Return the lines below exactly, from the first line to the line that contains "(seqtxt) at (398,182.5)". Leave out pictures.

--- Start of SUPPLIED DATA ---

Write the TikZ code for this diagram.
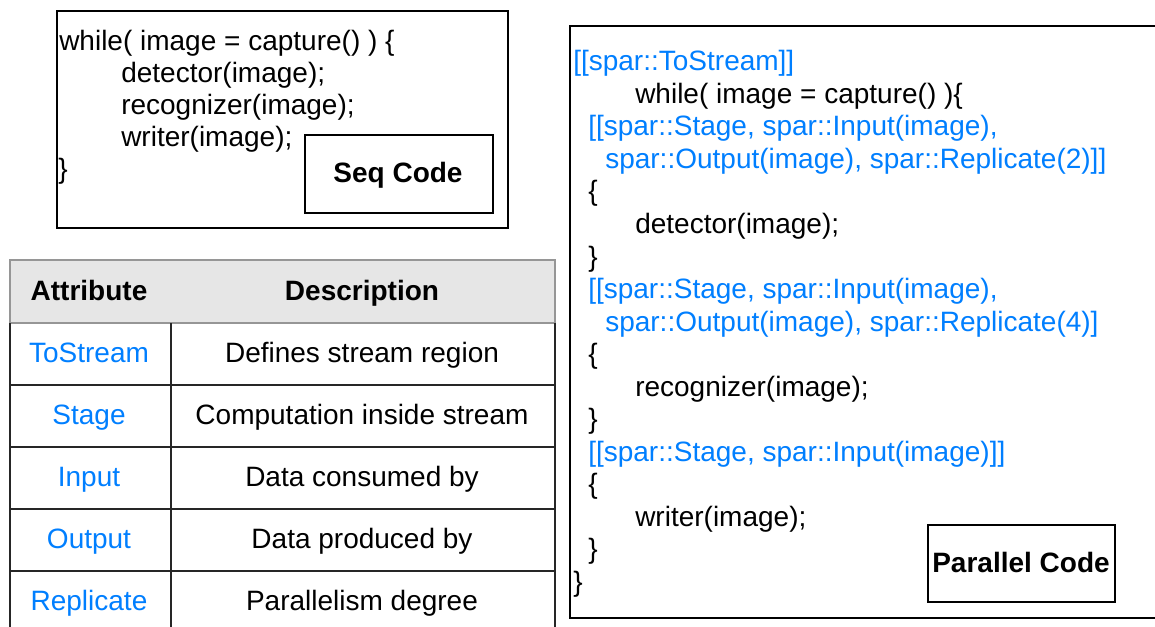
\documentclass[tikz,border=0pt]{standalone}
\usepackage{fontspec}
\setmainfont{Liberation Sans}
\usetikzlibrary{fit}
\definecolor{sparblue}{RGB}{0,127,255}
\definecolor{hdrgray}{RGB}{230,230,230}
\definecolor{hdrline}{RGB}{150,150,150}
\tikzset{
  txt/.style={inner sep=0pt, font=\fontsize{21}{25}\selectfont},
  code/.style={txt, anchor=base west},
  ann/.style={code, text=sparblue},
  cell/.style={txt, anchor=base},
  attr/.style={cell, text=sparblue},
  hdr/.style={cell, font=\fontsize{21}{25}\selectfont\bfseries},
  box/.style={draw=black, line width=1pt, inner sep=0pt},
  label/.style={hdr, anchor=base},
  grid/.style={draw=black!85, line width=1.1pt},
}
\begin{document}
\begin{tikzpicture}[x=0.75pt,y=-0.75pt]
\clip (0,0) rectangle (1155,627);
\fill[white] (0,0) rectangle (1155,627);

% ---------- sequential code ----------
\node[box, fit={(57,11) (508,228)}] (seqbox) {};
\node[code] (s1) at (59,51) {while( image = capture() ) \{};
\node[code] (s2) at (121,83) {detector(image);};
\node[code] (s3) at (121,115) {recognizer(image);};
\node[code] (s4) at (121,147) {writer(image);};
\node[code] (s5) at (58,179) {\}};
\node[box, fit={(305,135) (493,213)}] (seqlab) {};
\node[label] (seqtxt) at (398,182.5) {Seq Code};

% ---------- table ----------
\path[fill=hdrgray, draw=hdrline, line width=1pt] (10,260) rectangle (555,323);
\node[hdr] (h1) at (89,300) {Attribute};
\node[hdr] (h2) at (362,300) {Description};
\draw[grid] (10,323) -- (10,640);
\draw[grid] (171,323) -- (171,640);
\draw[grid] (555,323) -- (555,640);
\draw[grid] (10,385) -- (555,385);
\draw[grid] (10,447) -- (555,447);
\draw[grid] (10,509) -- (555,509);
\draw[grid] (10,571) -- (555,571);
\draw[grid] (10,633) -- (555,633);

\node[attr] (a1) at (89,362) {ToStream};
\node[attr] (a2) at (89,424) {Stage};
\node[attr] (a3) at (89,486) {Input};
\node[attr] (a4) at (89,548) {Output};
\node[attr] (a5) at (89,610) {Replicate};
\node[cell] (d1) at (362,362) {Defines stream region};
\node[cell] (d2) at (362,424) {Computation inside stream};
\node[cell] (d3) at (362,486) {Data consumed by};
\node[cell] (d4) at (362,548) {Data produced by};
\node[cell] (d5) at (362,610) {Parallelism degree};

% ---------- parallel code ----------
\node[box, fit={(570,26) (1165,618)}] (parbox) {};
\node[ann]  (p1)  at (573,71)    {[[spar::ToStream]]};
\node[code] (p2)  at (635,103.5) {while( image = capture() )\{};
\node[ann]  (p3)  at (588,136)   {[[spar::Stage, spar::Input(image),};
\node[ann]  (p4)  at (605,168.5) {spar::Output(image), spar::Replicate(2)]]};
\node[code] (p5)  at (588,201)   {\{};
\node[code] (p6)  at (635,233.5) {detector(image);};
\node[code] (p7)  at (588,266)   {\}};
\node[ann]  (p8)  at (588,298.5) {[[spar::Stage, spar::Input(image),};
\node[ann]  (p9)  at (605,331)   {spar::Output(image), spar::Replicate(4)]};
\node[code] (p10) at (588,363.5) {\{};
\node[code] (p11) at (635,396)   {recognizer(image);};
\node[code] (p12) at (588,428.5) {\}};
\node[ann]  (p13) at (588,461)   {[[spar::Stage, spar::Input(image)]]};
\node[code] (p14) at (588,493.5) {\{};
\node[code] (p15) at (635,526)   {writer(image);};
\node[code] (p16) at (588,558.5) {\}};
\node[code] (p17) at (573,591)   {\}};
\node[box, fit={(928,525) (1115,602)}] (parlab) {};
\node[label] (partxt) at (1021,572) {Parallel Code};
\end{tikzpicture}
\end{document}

--- End of SUPPLIED DATA ---

- EXERCISE RESPONSE
Write the TikZ code for this diagram.
\documentclass[tikz,border=0pt]{standalone}
\usepackage{fontspec}
\setmainfont{Liberation Sans}
\usetikzlibrary{fit}
\definecolor{sparblue}{RGB}{0,127,255}
\definecolor{hdrgray}{RGB}{230,230,230}
\definecolor{hdrline}{RGB}{150,150,150}
\tikzset{
  txt/.style={inner sep=0pt, font=\fontsize{21}{25}\selectfont},
  code/.style={txt, anchor=base west},
  ann/.style={code, text=sparblue},
  cell/.style={txt, anchor=base},
  attr/.style={cell, text=sparblue},
  hdr/.style={cell, font=\fontsize{21}{25}\selectfont\bfseries},
  box/.style={draw=black, line width=1pt, inner sep=0pt},
  label/.style={hdr, anchor=base},
  grid/.style={draw=black!85, line width=1.1pt},
}
\begin{document}
\begin{tikzpicture}[x=0.75pt,y=-0.75pt]
\clip (0,0) rectangle (1155,627);
\fill[white] (0,0) rectangle (1155,627);

% ---------- sequential code ----------
\node[box, fit={(57,11) (508,228)}] (seqbox) {};
\node[code] (s1) at (59,51) {while( image = capture() ) \{};
\node[code] (s2) at (121,83) {detector(image);};
\node[code] (s3) at (121,115) {recognizer(image);};
\node[code] (s4) at (121,147) {writer(image);};
\node[code] (s5) at (58,179) {\}};
\node[box, fit={(305,135) (493,213)}] (seqlab) {};
\node[label] (seqtxt) at (398,182.5) {Seq Code};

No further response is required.